Jet City JCA20HV customizing

My setup changed a bit recently. I had been playing a small Bugera V22 combo for two years, but I wanted a bit more low end and I only needed one channel, because all distortion is basically coming from my pedalboard. People have been talking a lot about Jet City amps, which are designed by well known amp designer Mike Soldano. That’s a nice reference, so I checked the Jet City product line and went for a Jet City JCA20HV. This is a single channel 20 Watt all tube amp. It is not so well known as the JCA20H (single channel either) and the JCA22H (two channels).

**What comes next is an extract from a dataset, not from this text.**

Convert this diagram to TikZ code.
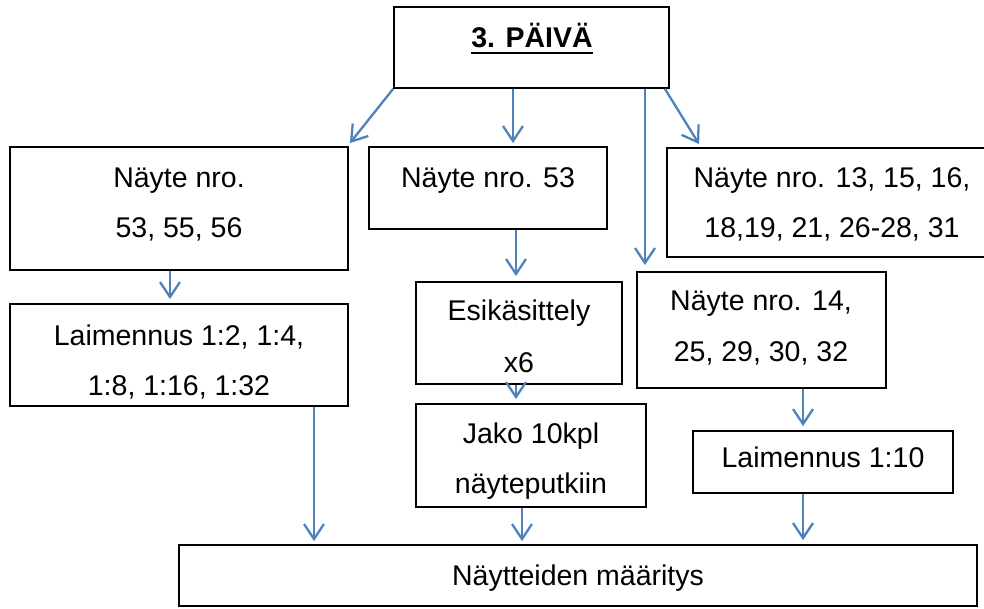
\documentclass[tikz,border=0pt]{standalone}
\usepackage{fontspec}
\setmainfont{Liberation Sans}
\usetikzlibrary{arrows.meta,calc}
\definecolor{arrblue}{HTML}{4F81BD}
\begin{document}
\begin{tikzpicture}[x=1pt,y=-1pt,
  box/.style={draw=black,line width=1.8pt,rectangle,inner sep=0pt},
  arr/.style={draw=arrblue,line width=2.3pt,-{Straight Barb[length=15pt,width=20pt]}},
  txt/.style={font=\fontsize{28.5}{50}\selectfont,inner sep=0pt,text height=20.4pt,text depth=0pt,anchor=center}]
\useasboundingbox (0,0) rectangle (984,608);
% boxes
\node[box,minimum width=275pt,minimum height=81pt] (top) at (531.5,47.5) {};
\node[box,minimum width=338pt,minimum height=123pt] (A) at (179,208.5) {};
\node[box,minimum width=238pt,minimum height=82pt] (B) at (488,188) {};
\node[box,minimum width=330pt,minimum height=109pt] (C) at (832,202.5) {};
\node[box,minimum width=338pt,minimum height=102pt] (D) at (179,355) {};
\node[box,minimum width=206pt,minimum height=102pt] (E) at (519,333) {};
\node[box,minimum width=249pt,minimum height=116pt] (F) at (761.5,330) {};
\node[box,minimum width=230pt,minimum height=103pt] (G) at (531,455.5) {};
\node[box,minimum width=260pt,minimum height=62pt] (H) at (823,462) {};
\node[box,minimum width=798pt,minimum height=61pt] (I) at (578,575.5) {};
% texts
\node[txt,font=\fontsize{28.5}{50}\selectfont\bfseries] (tTop) at (532,37) {3. PÄIVÄ};
\draw[line width=2.2pt] ($(tTop.south west)+(0,5.5)$) -- ($(tTop.south east)+(0,5.5)$);
\node[txt] (tA1) at (179,177) {Näyte nro.};
\node[txt] (tA2) at (179,227) {53, 55, 56};
\node[txt] (tB1) at (488,177) {Näyte nro. 53};
\node[txt] (tC1) at (832,177) {Näyte nro. 13, 15, 16,};
\node[txt] (tC2) at (832,227) {18,19, 21, 26-28, 31};
\node[txt] (tD1) at (179,335) {Laimennus 1:2, 1:4,};
\node[txt] (tD2) at (179,385) {1:8, 1:16, 1:32};
\node[txt] (tE1) at (519,310) {Esikäsittely};
\node[txt] (tE2) at (519,362) {x6};
\node[txt] (tF1) at (761,300) {Näyte nro. 14,};
\node[txt] (tF2) at (761,351) {25, 29, 30, 32};
\node[txt] (tG1) at (531,433) {Jako 10kpl};
\node[txt] (tG2) at (531,483) {näyteputkiin};
\node[txt] (tH1) at (823,457) {Laimennus 1:10};
\node[txt] (tI1) at (578,575) {Näytteiden määritys};
% arrow x positions
\coordinate (x170) at (170,0);
\coordinate (x314) at (314,0);
\coordinate (x513) at (513,0);
\coordinate (x516) at (516,0);
\coordinate (x522) at (522,0);
\coordinate (x645) at (645,0);
\coordinate (x803) at (803,0);
\coordinate (endA) at ($(A.north east)+(1,-3)$);
\coordinate (startC) at ($(top.south east)+(-5,0)$);
\coordinate (endC) at ($(C.north west)+(33,-3)$);
% arrows
\draw[arr] (top.south west) -- (endA);
\draw[arr,shorten >=3pt] (top.south -| x513) -- (B.north -| x513);
\draw[arr,shorten >=6pt] (top.south -| x645) -- (F.north -| x645);
\draw[arr] (startC) -- (endC);
\draw[arr,shorten >=4pt] (A.south -| x170) -- (D.north -| x170);
\draw[arr,shorten >=5pt] (B.south -| x516) -- (E.north -| x516);
\draw[arr,shorten >=4pt] (E.south -| x516) -- (G.north -| x516);
\draw[arr,shorten >=3pt] (D.south -| x314) -- (I.north -| x314);
\draw[arr,shorten >=3pt] (G.south -| x522) -- (I.north -| x522);
\draw[arr,shorten >=4pt] (F.south -| x803) -- (H.north -| x803);
\draw[arr,shorten >=4pt] (H.south -| x803) -- (I.north -| x803);
\end{tikzpicture}
\end{document}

The JCA20HV is a really nice amp. Built quality is ok, though not perfect. If you open up the amp, you see some improvised layouts and wirings. From what I’ve seen so far, the circuit board is basically a JCA20H, with some modifications concerning the preamp. A serial FX loop has been added (FX return BEFORE Master volume, which really makes sense to me), as well as a depth switch, which adds some fixed low end boost (more on that later). The soldering of some wires could have been done more accurate, but all in all it’s abosultely acceptable. I have the overall impression though, that this amp model has not been designed as a stand-alone product line, but rather as a small “hand-made” (see above: “improvised”) variant of the JCA20H.

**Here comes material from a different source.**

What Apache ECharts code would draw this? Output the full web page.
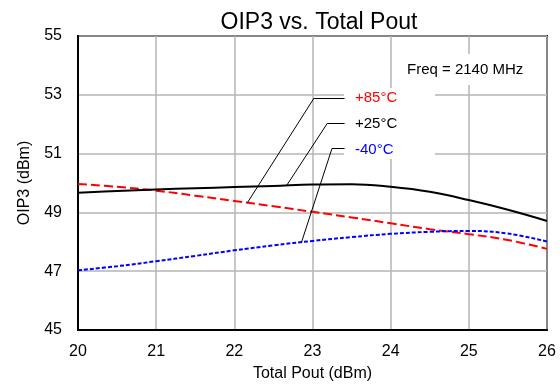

The sound of the amp is rather Marshall-like, but not too dark. Jet City says they’ve made it a bit darker sounding, but I can’t really confirm. It is definitely not Fender-clean, but not dark either. I play it into two closed 1×12 cabs, and the amp is a perfect match for my distortion pedals (OCD- and Crunch-Box copies). The preamp breaks up nicely when you turn the gain to about “5”, depending on the guitar/pickups. You can get some crunch when you max the gain, but no high gain sounds at all. Did I say that the amp can get very loud?

So why mod this amp?

  • The fixed depth switch is not effective enough (or maybe only if you have a really bassy sounding cab/speaker)
  • Master volume and FX return are far too sensitive; even when playing with the band I can only turn up the master to “2” – within this small range you cannot really fine tune the volume
  • I decided to add a choke to improve the power supply
  • Preamp tubes are cheap chinese specimen, so try other tubes as replacements
  • It has been designed by Soldano, it sounds like a Soldano – well, then make it look like one…

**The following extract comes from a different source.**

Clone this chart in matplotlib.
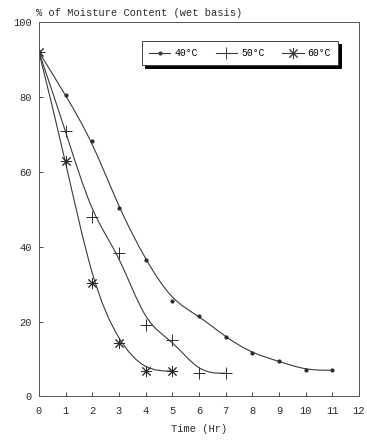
import numpy as np
import matplotlib
matplotlib.use("Agg")
import matplotlib.pyplot as plt
from matplotlib.path import Path
from matplotlib.patches import PathPatch
from matplotlib.lines import Line2D

# drying data
time_40 = [0, 1, 2, 3, 4, 5, 6, 7, 8, 9, 10, 11]
moist_40 = [92, 80.5, 68.2, 50.3, 36.4, 25.4, 21.6, 15.8, 11.5, 9.4, 7.0, 7.0]

time_50 = [0, 1, 2, 3, 4, 5, 6, 7]
moist_50 = [92, 71, 48, 38.3, 19, 15.2, 6.2, 6.2]

time_60 = [0, 1, 2, 3, 4, 5]
moist_60 = [92, 63, 30.2, 14.3, 6.8, 6.8]

series_labels = ["40\u00b0C", "50\u00b0C", "60\u00b0C"]
x_ticks = list(range(0, 13))
y_ticks = [0, 20, 40, 60, 80, 100]

plt.rcParams["font.family"] = ["Liberation Mono", "DejaVu Sans Mono"]
ink = "#2b2b2b"


def smooth_path(xs, ys):
    # clamped cubic b-spline with the points as control points,
    # turned into bezier segments for matplotlib to draw
    p = np.column_stack([xs, ys]).astype(float)
    p = np.vstack([p[:1], p[:1], p, p[-1:], p[-1:]])
    verts = []
    codes = []
    for i in range(1, len(p) - 2):
        a = (p[i - 1] + 4 * p[i] + p[i + 1]) / 6.0
        c1 = (2 * p[i] + p[i + 1]) / 3.0
        c2 = (p[i] + 2 * p[i + 1]) / 3.0
        b = (p[i] + 4 * p[i + 1] + p[i + 2]) / 6.0
        if not verts:
            verts.append(a)
            codes.append(Path.MOVETO)
        verts += [c1, c2, b]
        codes += [Path.CURVE4] * 3
    return Path(verts, codes)


fig = plt.figure(figsize=(3.67, 4.40), dpi=100)
ax = fig.add_axes([0.106, 0.099, 0.872, 0.851])

markers = [dict(marker="o", ms=2.0), dict(marker="+", ms=9, mew=0.7),
           dict(marker=(8, 2, 0), ms=8, mew=0.7)]
data = [(time_40, moist_40), (time_50, moist_50), (time_60, moist_60)]

handles = []
for (xs, ys), mk, lab in zip(data, markers, series_labels):
    ax.add_patch(PathPatch(smooth_path(xs, ys), fill=False, ec="#3a3a3a", lw=0.8))
    ax.plot(xs, ys, ls="none", color=ink, **mk)
    handles.append(Line2D([], [], color="#3a3a3a", lw=0.8, label=lab, **mk))

ax.set_xlim(0, 12)
ax.set_ylim(0, 100)
ax.set_xticks(x_ticks)
ax.set_yticks(y_ticks)
ax.tick_params(direction="in", length=3, width=0.6, labelsize=7.5,
               colors=ink)
ax.tick_params(axis="x", pad=7)
ax.tick_params(axis="y", pad=5)
for s in ax.spines.values():
    s.set_linewidth(0.7)
    s.set_color("#555555")

ax.set_xlabel("Time (Hr)", fontsize=7.5, color=ink, labelpad=6)
ax.text(-0.01, 1.012, "% of Moisture Content (wet basis)", transform=ax.transAxes,
        fontsize=7.5, color=ink, ha="left", va="bottom")

leg = ax.legend(handles=handles, ncol=3, loc="lower left",
                bbox_to_anchor=(0.323, 0.885, 0.611, 0.08), mode="expand",
                fontsize=7, frameon=True, fancybox=False,
                shadow={"color": "black", "alpha": 1},
                handlelength=2.2, handletextpad=0.4, columnspacing=1.0,
                borderpad=0.7, borderaxespad=0)
leg.get_frame().set_edgecolor("#444444")
leg.get_frame().set_linewidth(0.7)

fig.savefig("out.png", dpi=100)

1. Make depth switch level adjustable

Many owners of the variant JCA amps have added the so-called depth mod. This puts a capacitor in series with the feedback signal from the output stage. By adding this cap the feedback of low frequencies into the driver stage is reduced and the low end gets a boost. By adding a pot in parallel to the cap, the amount of boost is made adjustable. Often recommended values are .0047 μF and 1 MΩ. the JCA20HV has a fixed depth switch with presumably .0047 μF (small cap, could not read labeling) and with 34KΩ in parallel. The boost was audible, but far from sufficient for my needs. The sound was a bit too thin for my taste, especially with distorted sounds – I definitely needed some more low end. Maybe this also relates to the compact closed cabs connected to the amp.

I kept the capacitor, but added a 500KΩ pot in parallel. I placed the pot at the back of the amp, the depth switch (on/off) ist still functional. I generally turn up the pot to about 50%, so 1MΩ would have been to much low end boost for me. The sound gets muddy then.

2. Reduce FX return level and level into master volume

As described above, the master volume is much too sensitive, I can only turn it up to about “2” (no need for “11” here!). If you max out preamp gain, you can’t really handle it anymore. So I added a pot (50KΩ) after the FX loop (see schematic). The level that goes into the master volume pot is now adjustable. the pot is not directly connected to ground, but with a 20K resistor, so that you cannot turn down the volume completely. I placed the pot on the back of the amp also. Master volume is now much more better to handle.

3. Add a choke

See this article for a brief explanation of a choke’s function in a power supply. I had a recognizable hum (though not really problematical) from the power amp before adding the choke. The amp is quiet now. The choke has some more advantages, as lowering the sag when driving the amp hard (you may watch the Youtube series where Mike Soldano himself adds a choke to a Jet City amp); especially in conjunction with the extended depth range, this makes sense to me. Adding the choke is easy, it is more mechanical than electrical work. The chokes wires were a bit too short, so I had to drill a dedicated hole to pass through the wires. I opted for a Hammond 156L choke (5H / 75mA). You can spot the choke on picture #3 on the left side next to the power transformer.

4. Change preamp tubes

Easy. Pull old tubes, put in new tubes. I chose Electro Harmonix EH 12AX7. I did not do extensive comparsions – the amp sounds nice, and putting in new tubes always makes you feel good… 🙂

5. Change face plate

Massive change in sound. Not! But looks nice, at least to me. Jet City say the JCA20HV is a bit more vintage sounding (it isn’t, which is good!), and maybe the wanted it to look a bit vintage, but I like a more modern look. And, you can now see the tubes glow, especially the power tubes.